Whether we believe it or not, whether we like it or not, countless events of the past are still creating consequences today, for good and for ill.  Cleisthenes and the founding of the Athenian democracy, the dominance of the erroneous geography of Ptolemy over the better ideas of Eratosthenes, the assassination of Aetius by Valentinian III, Gutenberg’s invention of printing, the Battle of Lepanto, Queen Elizabeth I and the Spanish Armada, etc. etc. etc. all of these have created our modern era: the Chinese and the Aztecs and the Ethiopians all have interesting stories: but for the creation of modern times and for understanding our current situation we must look to The Western Tradition.

And so what will we do to pass along the importance of the September 11th attacks to our children and teenagers?  Will we be able to explain that our attackers have a list of grievances – invalid all – going back to the 7th century?  That the Crusades were not an unwarranted attack against Islam, but were seen as a defense of a Christian state (the Byzantines) under attack by Islam?  That Islamic forces have invaded Europe at assorted points throughout the centuries (the 700′s through the 1600′s) to spread their religion?

Will we be able to pass along The Western Tradition to our children, not in a propagandistic fashion that eliminates the warts and tumors, but in a way which honors our heritage?  Our great story encourages curiosity and the questioning of accepted wisdom, a tradition showing the courage and energy of the Common Man which stretches back to those poor average Athenians booting out a dictator supported by Spartan troops, a tradition of average people willing to stand up and die to eliminate evils like the enslavement of Africans, like Fascism and Communism, and now (once again) Islamic violence against not only our country, but against the very ideas of freedom and human rights supporting our country and civilization.
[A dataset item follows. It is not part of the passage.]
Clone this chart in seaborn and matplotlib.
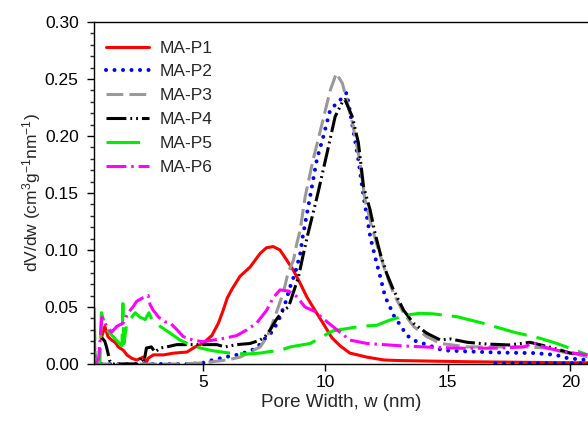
import numpy as np
import pandas as pd
import matplotlib
matplotlib.use("Agg")
import matplotlib.pyplot as plt
import seaborn as sns
from matplotlib.ticker import MultipleLocator, FormatStrFormatter

# ---------------- data ----------------
series_names = ["MA-P1", "MA-P2", "MA-P3", "MA-P4", "MA-P5", "MA-P6"]

p1_x = [0.85, 1.0, 1.13, 1.28, 1.42, 1.55, 1.76, 1.9, 2.1, 2.3, 2.57, 2.69, 2.77, 2.98, 3.4, 3.8,
        4.35, 4.69, 5.0, 5.37, 5.64, 5.83, 6.0, 6.2, 6.52, 6.93, 7.34, 7.6, 7.87, 8.15, 8.43, 8.7,
        8.97, 9.24, 9.58, 9.9, 10.27, 10.6, 11.0, 11.7, 12.4, 13.06, 14.4, 15.8, 18.0, 20.7]
p1_y = [0.022, 0.033, 0.024, 0.021, 0.019, 0.015, 0.012, 0.008, 0.005, 0.0035, 0.006, 0.001, 0.005,
        0.008, 0.008, 0.0095, 0.0105, 0.015, 0.018, 0.025, 0.036, 0.047, 0.058, 0.066, 0.077, 0.085,
        0.097, 0.102, 0.103, 0.100, 0.091, 0.082, 0.071, 0.059, 0.047, 0.036, 0.023, 0.016, 0.0096,
        0.006, 0.0035, 0.003, 0.0025, 0.002, 0.0015, 0.001]

p2_x = [0.56, 0.67, 0.85, 1.5, 3.0, 4.5, 5.0, 5.4, 5.9, 6.39, 6.8, 7.2, 7.47, 7.82, 8.07, 8.36, 8.57,
        8.77, 8.97, 9.08, 9.38, 9.66, 9.9, 10.2, 10.74, 10.87, 11.08, 11.2, 11.35, 11.56, 11.83,
        12.03, 12.24, 12.44, 12.64, 12.78, 13.06, 13.33, 13.7, 14.14, 14.8, 15.8, 17.1, 18.5, 19.4,
        19.9, 20.7, 21.5, 16.6]
p2_y = [0.012, 0.002, 0.0, 0.0, 0.0, 0.0, 0.001, 0.0035, 0.006, 0.008, 0.0105, 0.014, 0.021, 0.028,
        0.037, 0.053, 0.068, 0.080, 0.096, 0.112, 0.147, 0.180, 0.198, 0.223, 0.2345, 0.238, 0.2125,
        0.198, 0.179, 0.147, 0.112, 0.094, 0.0766, 0.059, 0.050, 0.043, 0.034, 0.025, 0.020, 0.017,
        0.012, 0.011, 0.010, 0.0096, 0.008, 0.005, 0.0035, 0.0006, 0.0006]

p3_x = [0.56, 2.0, 4.0, 5.0, 5.98, 6.52, 6.93, 7.34, 7.6, 7.75, 8.0, 8.28, 8.48, 8.7, 8.84, 8.97,
        9.18, 9.5, 9.87, 10.2, 10.45, 10.7, 11.1, 11.4, 11.62, 11.9, 12.17, 12.44, 12.78, 13.2, 13.6,
        14.14, 14.7, 15.8, 17.1, 18.2, 19.0, 19.9, 20.7]
p3_y = [0.0, 0.0, 0.0, 0.001, 0.0035, 0.006, 0.0105, 0.015, 0.023, 0.030, 0.045, 0.062, 0.080,
        0.091, 0.106, 0.117, 0.147, 0.179, 0.211, 0.240, 0.255, 0.246, 0.212, 0.179, 0.144, 0.120,
        0.100, 0.082, 0.062, 0.0445, 0.033, 0.024, 0.018, 0.015, 0.015, 0.015, 0.014, 0.0096, 0.0064]

p4_x = [0.88, 1.0, 1.07, 1.13, 1.2, 1.3, 2.0, 2.36, 2.5, 2.6, 2.7, 2.9, 3.05, 3.26, 3.53, 3.94, 4.75,
        5.57, 5.9, 6.39, 6.93, 7.34, 7.54, 7.75, 8.0, 8.28, 8.5, 8.7, 8.9, 9.1, 9.3, 9.6, 9.7, 10.07,
        10.4, 10.7, 10.8, 11.1, 11.35, 11.56, 11.83, 12.03, 12.24, 12.5, 12.78, 13.2, 13.6, 14.14,
        14.7, 15.1, 15.8, 16.6, 17.5, 18.35, 18.8, 19.3, 20.0, 20.7]
p4_y = [0.023, 0.020, 0.015, 0.0096, 0.003, 0.0, 0.0, 0.0, 0.006, 0.002, 0.014, 0.015, 0.0105, 0.014,
        0.015, 0.017, 0.017, 0.017, 0.015, 0.017, 0.018, 0.021, 0.024, 0.030, 0.039, 0.047, 0.050,
        0.063, 0.076, 0.096, 0.115, 0.141, 0.150, 0.185, 0.217, 0.230, 0.232, 0.217, 0.194, 0.1556,
        0.135, 0.1146, 0.097, 0.0796, 0.065, 0.047, 0.0357, 0.027, 0.021, 0.022, 0.019, 0.0175,
        0.0167, 0.019, 0.0167, 0.014, 0.0096, 0.008]

p5_x = [0.56, 0.62, 0.8, 0.86, 1.08, 1.3, 1.55, 1.7, 1.74, 1.78, 1.9, 2.1, 2.24, 2.44, 2.65, 2.8,
        2.92, 3.26, 3.67, 4.07, 4.48, 4.9, 5.43, 6.1, 6.8, 7.34, 7.6, 8.15, 8.57, 9.38, 10.3, 11.42,
        12.1, 12.64, 13.33, 13.87, 14.4, 15.37, 16.45, 17.68, 18.77, 19.45, 20.0, 20.7]
p5_y = [0.050, 0.0, 0.0, 0.045, 0.030, 0.025, 0.019, 0.016, 0.053, 0.018, 0.036, 0.041, 0.045, 0.041,
        0.039, 0.045, 0.039, 0.033, 0.027, 0.021, 0.017, 0.014, 0.0115, 0.0096, 0.0088, 0.0096,
        0.0105, 0.012, 0.015, 0.018, 0.029, 0.033, 0.034, 0.0386, 0.043, 0.0445, 0.044, 0.0415,
        0.0357, 0.028, 0.0225, 0.018, 0.0137, 0.008]

p6_x = [0.56, 0.62, 0.75, 0.88, 1.08, 1.28, 1.49, 1.76, 1.95, 2.15, 2.3, 2.55, 2.77, 2.85, 2.98, 3.2,
        3.46, 3.67, 3.95, 4.2, 4.6, 5.0, 5.43, 5.98, 6.39, 6.8, 7.2, 7.6, 7.87, 8.15, 8.5, 8.84, 9.17,
        9.58, 9.9, 10.3, 11.0, 11.7, 13.06, 14.4, 15.8, 17.1, 18.1, 18.5, 18.9, 19.45, 20.1, 20.7]
p6_y = [0.030, 0.0, 0.005, 0.041, 0.033, 0.028, 0.033, 0.036, 0.045, 0.050, 0.055, 0.058, 0.060,
        0.052, 0.047, 0.041, 0.037, 0.036, 0.030, 0.024, 0.021, 0.0195, 0.021, 0.023, 0.025, 0.030,
        0.036, 0.047, 0.058, 0.065, 0.064, 0.059, 0.050, 0.046, 0.040, 0.033, 0.021, 0.018, 0.016,
        0.0146, 0.0137, 0.014, 0.015, 0.0184, 0.015, 0.012, 0.0096, 0.008]

x_ticks = [5, 10, 15, 20]
y_ticks = [0.00, 0.05, 0.10, 0.15, 0.20, 0.25, 0.30]

series_x = [p1_x, p2_x, p3_x, p4_x, p5_x, p6_x]
series_y = [p1_y, p2_y, p3_y, p4_y, p5_y, p6_y]

frames = []
for name, xs, ys in zip(series_names, series_x, series_y):
    frames.append(pd.DataFrame({"w": xs, "dvdw": ys, "sample": name, "order": range(len(xs))}))
df = pd.concat(frames, ignore_index=True)

# ---------------- styling ----------------
sns.set_style("ticks")
plt.rcParams["font.family"] = ["Liberation Sans", "DejaVu Sans"]
plt.rcParams["mathtext.fontset"] = "custom"
plt.rcParams["mathtext.rm"] = "Liberation Sans"
plt.rcParams["mathtext.it"] = "Liberation Sans:italic"
plt.rcParams["mathtext.bf"] = "Liberation Sans:bold"

colors = {"MA-P1": "#ff0000", "MA-P2": "#0000ff", "MA-P3": "#999999",
          "MA-P4": "#000000", "MA-P5": "#00ee00", "MA-P6": "#ff00ff"}
styles = {"MA-P1": "-",
          "MA-P2": (0, (0.01, 2.1)),
          "MA-P3": (0, (5.5, 2.0)),
          "MA-P4": (0, (6.5, 1.3, 0.6, 1.3, 0.6, 1.3)),
          "MA-P5": (0, (11, 3.3)),
          "MA-P6": (0, (6.5, 1.6, 0.8, 1.6))}
widths = {"MA-P1": 2.2, "MA-P2": 2.9, "MA-P3": 2.2, "MA-P4": 2.2, "MA-P5": 2.2, "MA-P6": 2.2}

fig = plt.figure(figsize=(5.88, 4.29), dpi=100)
ax = fig.add_axes([94 / 588, 1 - 364 / 429, 1 - 94 / 588, (364 - 22) / 429])

for name in series_names:
    sub = df[df["sample"] == name].sort_values("order")
    sns.lineplot(data=sub, x="w", y="dvdw", sort=False, estimator=None, ax=ax,
                 color=colors[name], lw=widths[name], linestyle=styles[name], label=name)
    line = ax.lines[-1]
    if name == "MA-P2":
        line.set_dash_capstyle("round")

ax.set_xlim(0.56, 20.72)
ax.set_ylim(0.0, 0.30)
ax.set_xticks(x_ticks)
ax.set_yticks(y_ticks)
ax.yaxis.set_minor_locator(MultipleLocator(0.01))
ax.yaxis.set_major_formatter(FormatStrFormatter("%.2f"))
ax.tick_params(axis="both", which="major", direction="out", length=5, width=1,
               labelsize=12.5, colors="black", pad=3)
ax.tick_params(axis="y", which="major", pad=6)
ax.tick_params(axis="y", which="minor", direction="out", length=3, width=1)
for s in ["left", "bottom", "top"]:
    ax.spines[s].set_visible(True)
    ax.spines[s].set_linewidth(1)
    ax.spines[s].set_color("black")
ax.spines["right"].set_visible(False)

ax.set_xlabel("Pore Width, w (nm)", fontsize=13.5, labelpad=3)
ax.set_ylabel("dV/dw (cm$^3$g$^{-1}$nm$^{-1}$)", fontsize=12.5, labelpad=1)

ax.legend(loc="upper left", bbox_to_anchor=(0.025, 0.946), frameon=False,
          handlelength=2.45, handletextpad=0.6, labelspacing=0.5, borderpad=0,
          borderaxespad=0, fontsize=12.5)

fig.savefig("out.png", dpi=100)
We must do this, if our great tradition is to persist into the end of this century and beyond.   We cannot do this, if we do not know and understand it ourselves.  And vigilance about our children and about their education in History is more necessary than ever before, especially in an era where a sitting American president wrote books and other things openly hostile to The Western Tradition and to America, and yet was elected by a partially “aliterate” and “illiterate” population and by those who agree with the propaganda that The Western Tradition represents something other than positive and exemplary aspirations.

The consequence of allowing a generation of Americans to grow up ignorant of The Western Tradition’s importance in preserving Freedom and Individual Rights will undoubtedly be the loss of those traditions, and the establishment of something much darker and brutal, a “something” wearing the smile of relativism telling our children that freedom is slavery and that ignorance is strength.